Delft, circa 1680-85

All pieces marked 130 W in blue for Jacob Wemmersz. Hoppesteyn, who was the full owner of Het Moriaenshooft (The Moor’s Head) factory from 1664 until 1671, succeeded by his widow Jannetge Claesdr. van Straten through 1686

Dimensions
Height: 44.7 cm. (17 9/16 in.)

Similar examples
A blue and white pilgrim bottle of similar shape and with grotesque-mask loop handles, is in the Musée National de Céramique in Sèvres, illustrated by Lahaussois, 1998, cat. no. 76, p. 118. Apparently indistincly marked, but certainly also with the numeral 130, this bottle with scrollwork borders and a pattern with chinoiserie objects indicates a Hoppesteyn style related to the current pair.

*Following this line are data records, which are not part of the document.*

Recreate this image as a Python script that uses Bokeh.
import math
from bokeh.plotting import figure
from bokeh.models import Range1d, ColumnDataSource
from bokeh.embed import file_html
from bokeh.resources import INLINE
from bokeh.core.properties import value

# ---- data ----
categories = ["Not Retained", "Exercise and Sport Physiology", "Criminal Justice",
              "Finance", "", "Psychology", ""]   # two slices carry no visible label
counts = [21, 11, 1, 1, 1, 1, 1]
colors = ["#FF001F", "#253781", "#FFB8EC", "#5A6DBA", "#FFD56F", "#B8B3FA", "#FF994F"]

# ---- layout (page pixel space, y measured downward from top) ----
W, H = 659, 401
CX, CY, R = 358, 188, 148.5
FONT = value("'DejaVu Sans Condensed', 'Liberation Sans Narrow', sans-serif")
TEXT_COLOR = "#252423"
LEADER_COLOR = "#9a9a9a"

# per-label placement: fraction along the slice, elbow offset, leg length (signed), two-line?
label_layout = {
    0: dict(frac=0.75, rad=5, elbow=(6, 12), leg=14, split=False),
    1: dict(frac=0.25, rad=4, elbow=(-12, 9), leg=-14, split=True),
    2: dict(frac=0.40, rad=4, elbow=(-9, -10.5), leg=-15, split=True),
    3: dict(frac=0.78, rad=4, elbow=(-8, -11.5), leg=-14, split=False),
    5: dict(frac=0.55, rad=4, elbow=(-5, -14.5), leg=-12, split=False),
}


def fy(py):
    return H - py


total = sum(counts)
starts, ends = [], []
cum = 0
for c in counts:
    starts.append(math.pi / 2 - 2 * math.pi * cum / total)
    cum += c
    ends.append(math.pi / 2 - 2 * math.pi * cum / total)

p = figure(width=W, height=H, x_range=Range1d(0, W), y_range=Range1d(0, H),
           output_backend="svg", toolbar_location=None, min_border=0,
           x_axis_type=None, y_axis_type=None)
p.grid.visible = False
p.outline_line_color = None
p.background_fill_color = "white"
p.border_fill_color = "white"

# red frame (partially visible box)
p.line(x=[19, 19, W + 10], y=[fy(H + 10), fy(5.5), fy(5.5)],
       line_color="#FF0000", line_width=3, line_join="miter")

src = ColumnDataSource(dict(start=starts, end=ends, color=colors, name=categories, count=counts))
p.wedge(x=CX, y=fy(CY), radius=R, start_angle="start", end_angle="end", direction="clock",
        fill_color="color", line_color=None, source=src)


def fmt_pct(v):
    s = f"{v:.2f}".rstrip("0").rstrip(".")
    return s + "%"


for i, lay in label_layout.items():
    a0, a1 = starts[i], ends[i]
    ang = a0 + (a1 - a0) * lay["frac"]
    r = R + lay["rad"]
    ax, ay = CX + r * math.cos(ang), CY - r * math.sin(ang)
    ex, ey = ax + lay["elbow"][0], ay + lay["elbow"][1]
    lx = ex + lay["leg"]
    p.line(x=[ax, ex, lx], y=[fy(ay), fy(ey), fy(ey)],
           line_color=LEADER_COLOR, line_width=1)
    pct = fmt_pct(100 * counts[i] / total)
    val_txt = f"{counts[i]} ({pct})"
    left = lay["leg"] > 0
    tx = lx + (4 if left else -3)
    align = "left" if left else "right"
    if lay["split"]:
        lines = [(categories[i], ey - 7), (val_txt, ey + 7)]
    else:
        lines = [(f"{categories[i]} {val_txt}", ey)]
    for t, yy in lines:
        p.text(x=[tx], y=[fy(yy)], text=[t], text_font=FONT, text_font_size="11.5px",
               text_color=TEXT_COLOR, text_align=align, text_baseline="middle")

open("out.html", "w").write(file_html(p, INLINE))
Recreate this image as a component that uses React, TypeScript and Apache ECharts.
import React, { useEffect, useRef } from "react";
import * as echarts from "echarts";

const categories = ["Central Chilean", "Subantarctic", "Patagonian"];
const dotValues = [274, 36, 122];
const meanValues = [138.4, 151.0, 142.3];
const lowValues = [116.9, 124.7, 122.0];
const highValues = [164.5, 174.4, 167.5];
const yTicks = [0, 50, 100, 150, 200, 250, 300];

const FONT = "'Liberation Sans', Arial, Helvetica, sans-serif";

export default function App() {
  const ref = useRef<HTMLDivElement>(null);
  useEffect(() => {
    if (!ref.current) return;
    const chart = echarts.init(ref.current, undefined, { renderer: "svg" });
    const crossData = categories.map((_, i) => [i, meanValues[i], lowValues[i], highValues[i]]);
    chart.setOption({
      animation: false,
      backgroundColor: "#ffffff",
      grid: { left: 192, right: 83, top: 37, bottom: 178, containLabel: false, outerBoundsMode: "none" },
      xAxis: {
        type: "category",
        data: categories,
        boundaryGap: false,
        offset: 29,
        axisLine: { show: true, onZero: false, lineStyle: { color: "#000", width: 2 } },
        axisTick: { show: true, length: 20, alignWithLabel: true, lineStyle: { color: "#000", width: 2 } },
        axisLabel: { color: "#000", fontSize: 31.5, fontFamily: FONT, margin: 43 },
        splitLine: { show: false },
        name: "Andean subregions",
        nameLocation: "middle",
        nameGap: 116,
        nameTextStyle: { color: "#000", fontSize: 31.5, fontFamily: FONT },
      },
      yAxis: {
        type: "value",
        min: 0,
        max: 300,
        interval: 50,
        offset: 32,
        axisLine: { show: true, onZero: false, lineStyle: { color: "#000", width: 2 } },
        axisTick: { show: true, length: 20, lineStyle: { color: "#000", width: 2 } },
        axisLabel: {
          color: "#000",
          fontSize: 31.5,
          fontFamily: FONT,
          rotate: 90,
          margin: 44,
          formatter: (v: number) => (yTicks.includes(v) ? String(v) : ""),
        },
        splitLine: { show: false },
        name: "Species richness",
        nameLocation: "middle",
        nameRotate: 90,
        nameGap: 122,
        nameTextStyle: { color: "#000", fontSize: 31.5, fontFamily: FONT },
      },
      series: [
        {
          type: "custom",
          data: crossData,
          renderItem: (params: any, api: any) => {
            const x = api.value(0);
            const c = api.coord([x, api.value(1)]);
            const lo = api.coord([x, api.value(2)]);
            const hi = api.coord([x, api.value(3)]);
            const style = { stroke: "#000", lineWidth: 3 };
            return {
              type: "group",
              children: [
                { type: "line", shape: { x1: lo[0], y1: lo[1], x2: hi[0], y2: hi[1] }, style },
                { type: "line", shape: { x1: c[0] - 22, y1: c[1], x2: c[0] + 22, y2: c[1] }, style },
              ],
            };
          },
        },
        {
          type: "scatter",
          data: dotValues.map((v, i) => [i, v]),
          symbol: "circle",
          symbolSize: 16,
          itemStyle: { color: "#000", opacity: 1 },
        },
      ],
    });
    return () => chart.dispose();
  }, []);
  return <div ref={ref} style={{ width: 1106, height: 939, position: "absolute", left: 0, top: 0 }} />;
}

The Kunstmuseum in The Hague also has a pilgrim bottle of similar shape and with similar chinoiserie and scrollwork decoration, numbered 125 7, illustrated by Van Aken-Fehmers, 1999, p. 181, ill. 1. Both of these two examples lack their covers.

An unmarked pilgrim bottle with stylized scrollwork, which is attributed in style to Hoppesteyn, although otherwise differing in model and decoration from the current pair, is illustrated by Lahaussois, 1998, p. 122, cat. no. 82. Of the same model are two pilgrim bottles marked for Adriaen Kocx at De Grieksche A, both with Hoppesteyn-style borders: one illustrated by Ressing-Wolfert, 1999, p. 25, ill. 9; and the other by Matusz, 1977, p. 21.

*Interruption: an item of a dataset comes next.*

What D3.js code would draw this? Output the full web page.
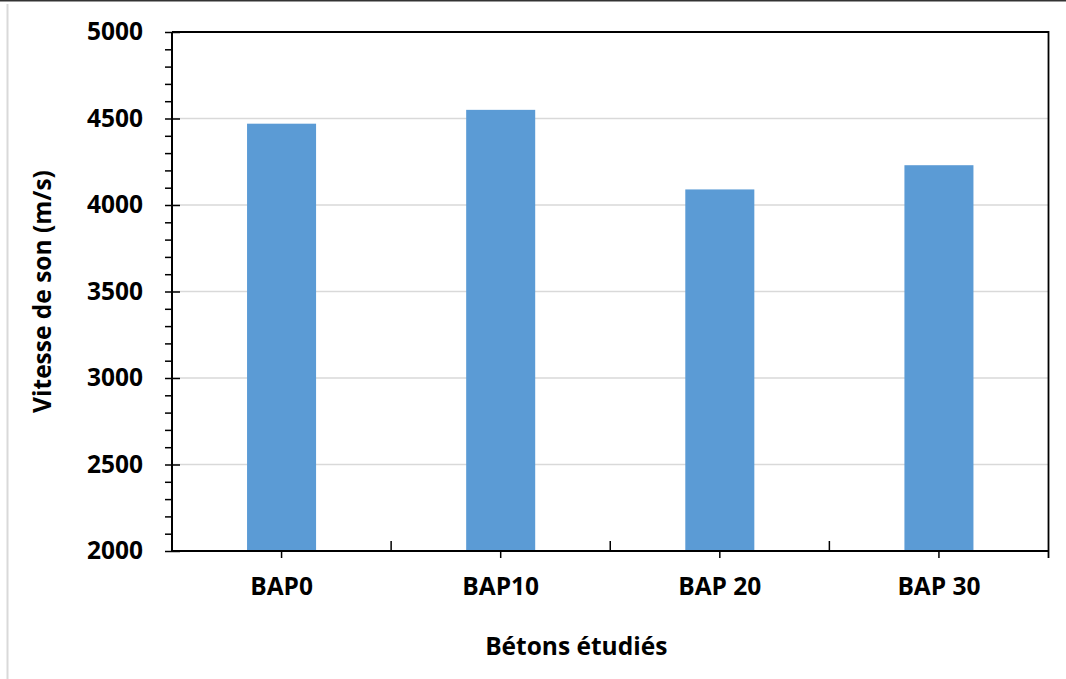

A blue and white chinoiserie example with mask handles and applied relief-molded leaves, attributed to Samuel van Eenhoorn at De Grieksche A, is illustrated by Van Dam, 2004, p. 85, ill. 42. A pair of similar shape, with the grotesque masks and applied leaves, was sold at De Roos in Amsterdam, March/April 1914, lot 156. That pair had extraordinary lantern-like covers and paneled decoration and was supposedly marked for Albertus Kiel at De Witte Starre (The White Star) Factory, but more likely the pair was the product of Adriaen Kocx at De Grieksche A, to whom the decoration also can be attributed. A further pilgrim bottle marked for Lambertus van Eenhoorn at De Metale Pot (The Metal Pot) Factory is illustrated by Van Aken-Fehmers, Vol. I, 1999, p. 181, cat. no. 64. This example, as well as the Rijksmuseum bottle, has a flat cover. The current pair with its original covers of an unknown shape, and both marked, is extremely rare.

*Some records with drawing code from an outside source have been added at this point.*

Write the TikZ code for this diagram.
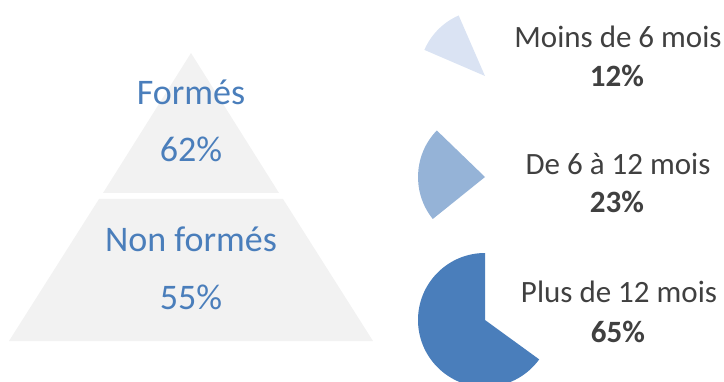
\documentclass[tikz,border=0pt]{standalone}
\usepackage{fontspec}
\setmainfont{Carlito}
\definecolor{pyrfill}{HTML}{F2F2F2}
\definecolor{pyrtext}{HTML}{4A7EBB}
\definecolor{lbltext}{HTML}{404040}
\definecolor{sliceA}{HTML}{DAE3F3}
\definecolor{sliceB}{HTML}{95B3D7}
\definecolor{sliceC}{HTML}{4A7EBB}
\begin{document}
\begin{tikzpicture}[x=1pt,y=1pt,
  pyrlbl/.style={anchor=base,text=pyrtext,font=\fontsize{36}{40}\selectfont,inner sep=0pt},
  catlbl/.style={anchor=base,text=lbltext,font=\fontsize{31}{36}\selectfont,inner sep=0pt},
  pctlbl/.style={anchor=base,text=lbltext,font=\fontsize{31}{36}\selectfont\bfseries,inner sep=0pt}]
\useasboundingbox (0,0) rectangle (724,381);
% pyramid (y flipped: 381 - image y)
\fill[pyrfill] (191,328) -- (279,188) -- (103,188) -- cycle;
\fill[pyrfill] (99,182) -- (283,182) -- (373,40) -- (9,40) -- cycle;
\node[pyrlbl] (formes) at (191,276) {Formés};
\node[pyrlbl] (p62) at (191,219) {62\%};
\node[pyrlbl] (nonformes) at (191,129) {Non formés};
\node[pyrlbl] (p55) at (191,72) {55\%};
% pie slices
\fill[sliceA] (485,305) -- ++(113.5:66) arc[start angle=113.5,end angle=156.7,radius=66] -- cycle;
\fill[sliceB] (485,204) -- ++(136:67) arc[start angle=136,end angle=218.8,radius=67] -- cycle;
\fill[sliceC] (485,61) -- ++(90:67) arc[start angle=90,end angle=324,radius=67] -- cycle;
% labels
\node[catlbl] (moins) at (618,333) {Moins de 6 mois};
\node[pctlbl] (p12) at (617,294) {12\%};
\node[catlbl] (de6) at (618,206) {De 6 à 12 mois};
\node[pctlbl] (p23) at (617,168) {23\%};
\node[catlbl] (plus) at (619,78) {Plus de 12 mois};
\node[pctlbl] (p65) at (618,39) {65\%};
\end{tikzpicture}
\end{document}
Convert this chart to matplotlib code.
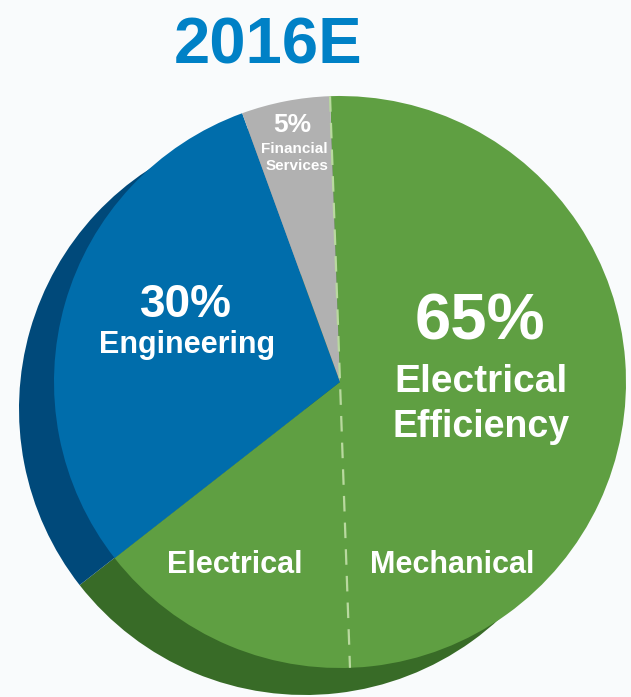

The lambrequin motif is found also on items produced by De Grieksche A (The Greek A) Factory, both on pieces marked for Adriaen Kocx (1686-1701) and his son Pieter Adriaensz. Kocx (1701-1722), for example illustrated by Van Aken- Fehmers, Vol. I, 1999, pages 104, 105 and 110, cat. nos. 14, 15 and 19. Van Aken-Fehmers indicates on page 104 that the lambrequin motif was already used by the preceding owner, Samuel van Eenhoorn, whose production period from 1678 to 1686 is close to the present pilgrims bottles marked for Jacob Wemmersz. Hoppesteyn.